Pada acara tersebut juga hadir Armein Firmansyah (Direktur Pengembangan Industri Perfilman) yang akhirnya mengaku khilaf dan mengaku bahwa delegasi Indonesia ke Berlin telah dibatalkan dan uang negara yang sudah dikeluarkan akan dikembalikan.
"Tentu saja ini bukan penyelesaian yang bertanggung jawab. Bukti-bukti yang kemudian terungkap menujukkan bahwa hal ini telah terjadi selama bertahun-tahun," ujarnya.

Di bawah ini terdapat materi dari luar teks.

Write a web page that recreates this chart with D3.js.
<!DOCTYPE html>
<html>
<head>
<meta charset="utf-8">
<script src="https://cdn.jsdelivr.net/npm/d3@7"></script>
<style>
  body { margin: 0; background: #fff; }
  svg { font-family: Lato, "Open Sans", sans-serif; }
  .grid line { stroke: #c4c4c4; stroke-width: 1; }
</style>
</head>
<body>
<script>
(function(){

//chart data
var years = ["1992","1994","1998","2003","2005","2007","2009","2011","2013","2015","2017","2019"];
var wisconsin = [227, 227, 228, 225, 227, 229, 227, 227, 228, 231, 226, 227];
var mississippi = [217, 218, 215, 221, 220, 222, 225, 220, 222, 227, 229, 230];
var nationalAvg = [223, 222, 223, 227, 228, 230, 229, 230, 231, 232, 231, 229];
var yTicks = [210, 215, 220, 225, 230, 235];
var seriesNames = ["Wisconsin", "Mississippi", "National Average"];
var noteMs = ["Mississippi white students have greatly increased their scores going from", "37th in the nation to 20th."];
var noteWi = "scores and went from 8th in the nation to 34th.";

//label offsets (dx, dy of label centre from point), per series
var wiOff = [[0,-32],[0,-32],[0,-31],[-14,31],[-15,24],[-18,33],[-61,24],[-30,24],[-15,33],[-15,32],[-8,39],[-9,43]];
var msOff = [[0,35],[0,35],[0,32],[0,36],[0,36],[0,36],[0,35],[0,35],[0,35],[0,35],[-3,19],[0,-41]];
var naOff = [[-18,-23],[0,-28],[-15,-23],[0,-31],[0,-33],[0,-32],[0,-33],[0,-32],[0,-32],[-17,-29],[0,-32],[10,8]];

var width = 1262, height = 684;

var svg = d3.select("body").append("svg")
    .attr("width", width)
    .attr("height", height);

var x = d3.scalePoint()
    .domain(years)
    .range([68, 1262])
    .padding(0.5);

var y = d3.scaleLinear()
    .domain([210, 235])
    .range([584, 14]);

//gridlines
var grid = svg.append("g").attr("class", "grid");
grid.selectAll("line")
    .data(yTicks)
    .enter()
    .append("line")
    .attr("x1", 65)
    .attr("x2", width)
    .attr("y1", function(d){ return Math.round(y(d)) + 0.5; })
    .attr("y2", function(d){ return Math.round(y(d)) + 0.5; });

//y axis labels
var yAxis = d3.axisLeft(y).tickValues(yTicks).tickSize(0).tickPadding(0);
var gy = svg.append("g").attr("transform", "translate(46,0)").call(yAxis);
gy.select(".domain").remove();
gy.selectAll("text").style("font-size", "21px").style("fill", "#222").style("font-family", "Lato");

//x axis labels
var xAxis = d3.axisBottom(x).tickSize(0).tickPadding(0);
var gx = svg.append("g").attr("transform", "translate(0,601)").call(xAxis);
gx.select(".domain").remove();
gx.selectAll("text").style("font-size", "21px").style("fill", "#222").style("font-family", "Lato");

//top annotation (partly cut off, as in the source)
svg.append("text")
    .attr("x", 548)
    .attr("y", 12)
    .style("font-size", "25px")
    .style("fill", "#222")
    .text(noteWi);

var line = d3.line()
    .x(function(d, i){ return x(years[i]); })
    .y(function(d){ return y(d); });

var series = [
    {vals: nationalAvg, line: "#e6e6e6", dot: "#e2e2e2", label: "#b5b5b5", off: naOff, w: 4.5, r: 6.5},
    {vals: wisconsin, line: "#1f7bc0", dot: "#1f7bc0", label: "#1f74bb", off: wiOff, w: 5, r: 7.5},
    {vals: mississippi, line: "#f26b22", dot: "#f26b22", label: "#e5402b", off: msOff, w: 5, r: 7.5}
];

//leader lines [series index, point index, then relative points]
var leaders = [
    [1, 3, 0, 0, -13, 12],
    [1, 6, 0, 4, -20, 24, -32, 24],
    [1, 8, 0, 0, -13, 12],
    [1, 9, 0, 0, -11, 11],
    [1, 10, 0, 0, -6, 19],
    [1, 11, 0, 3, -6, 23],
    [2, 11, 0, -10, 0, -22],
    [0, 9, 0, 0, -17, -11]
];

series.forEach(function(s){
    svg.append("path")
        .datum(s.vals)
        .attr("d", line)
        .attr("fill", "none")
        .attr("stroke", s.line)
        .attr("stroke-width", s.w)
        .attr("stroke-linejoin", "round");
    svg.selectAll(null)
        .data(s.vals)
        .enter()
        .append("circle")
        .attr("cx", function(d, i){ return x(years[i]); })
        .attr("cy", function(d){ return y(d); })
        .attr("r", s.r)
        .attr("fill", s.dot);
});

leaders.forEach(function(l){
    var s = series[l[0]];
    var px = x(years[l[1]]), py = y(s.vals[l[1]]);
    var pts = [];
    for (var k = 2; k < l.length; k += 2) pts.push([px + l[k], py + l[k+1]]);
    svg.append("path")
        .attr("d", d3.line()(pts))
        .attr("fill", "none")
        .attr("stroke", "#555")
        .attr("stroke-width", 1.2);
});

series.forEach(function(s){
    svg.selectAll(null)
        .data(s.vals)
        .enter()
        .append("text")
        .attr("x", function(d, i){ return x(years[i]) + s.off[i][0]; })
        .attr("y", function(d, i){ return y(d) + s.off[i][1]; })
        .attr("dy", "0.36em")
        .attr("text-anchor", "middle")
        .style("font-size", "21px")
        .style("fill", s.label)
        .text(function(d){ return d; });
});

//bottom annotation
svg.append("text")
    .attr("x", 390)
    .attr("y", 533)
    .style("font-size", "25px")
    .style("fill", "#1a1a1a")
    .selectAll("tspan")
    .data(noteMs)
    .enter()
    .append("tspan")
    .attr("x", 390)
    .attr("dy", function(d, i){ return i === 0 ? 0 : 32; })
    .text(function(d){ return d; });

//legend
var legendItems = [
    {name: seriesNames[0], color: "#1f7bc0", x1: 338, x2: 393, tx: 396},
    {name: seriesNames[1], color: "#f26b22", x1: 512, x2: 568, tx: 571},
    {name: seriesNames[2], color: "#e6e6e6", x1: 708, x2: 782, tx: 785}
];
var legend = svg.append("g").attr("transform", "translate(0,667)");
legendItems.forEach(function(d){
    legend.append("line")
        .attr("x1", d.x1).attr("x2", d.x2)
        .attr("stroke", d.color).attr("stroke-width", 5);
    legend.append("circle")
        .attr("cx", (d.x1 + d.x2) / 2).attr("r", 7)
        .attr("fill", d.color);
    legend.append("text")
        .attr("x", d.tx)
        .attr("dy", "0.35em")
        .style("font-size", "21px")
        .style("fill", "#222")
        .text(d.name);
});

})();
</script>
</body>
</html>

Kejadian yang dimaksud termasuk pada waktu perjalanan dinas delegasi Indonesia ke pasar program televisi MIPCOM di Cannes, Perancis, tahun 2014 lewat surat dari Kementerian Pariwisata dan Ekonomi Kreatif bernomor KP.1011/21/17/Sekjen/KPEK/2014. Kasusnya kurang lebih sama, yaitu pemberangkatan orang-orang yang tidak memiliki urgensi dan relevansi untuk berada di ajang festival maupun pasar film dan televisi serta potensi penyalahgunaan uang negara sejumlah milyaran rupiah.
Sekalipun saat itu perfilman masih dipegang oleh Kementerian Pariwisata dan Ekonomi Kreatif, namun para pejabat yang memegang perfilman dan ekonomi kreatif masih sama dengan para pejabat di Kementerian Pariwisata sekarang ini.
Keikutsertaan para sineas Indonesia di festival-festival internasional dan pasar film adalah upaya untuk menyelesaikan beberapa masalah yang sedang dihadapi perfilman Indonesia saat ini, termasuk kurangnya skill pekerja film Indonesia dan kepentingan promosi untuk film-film Indonesia.
"Sayangnya, selama ini upaya-upaya tersebut telah disabotase oleh oknum-oknum pejabat yang seharusnya memajukan perfilman Indonesia, bukan melemahkannya," ujar Nia Dinata yang disambut pekikan para pekerja film.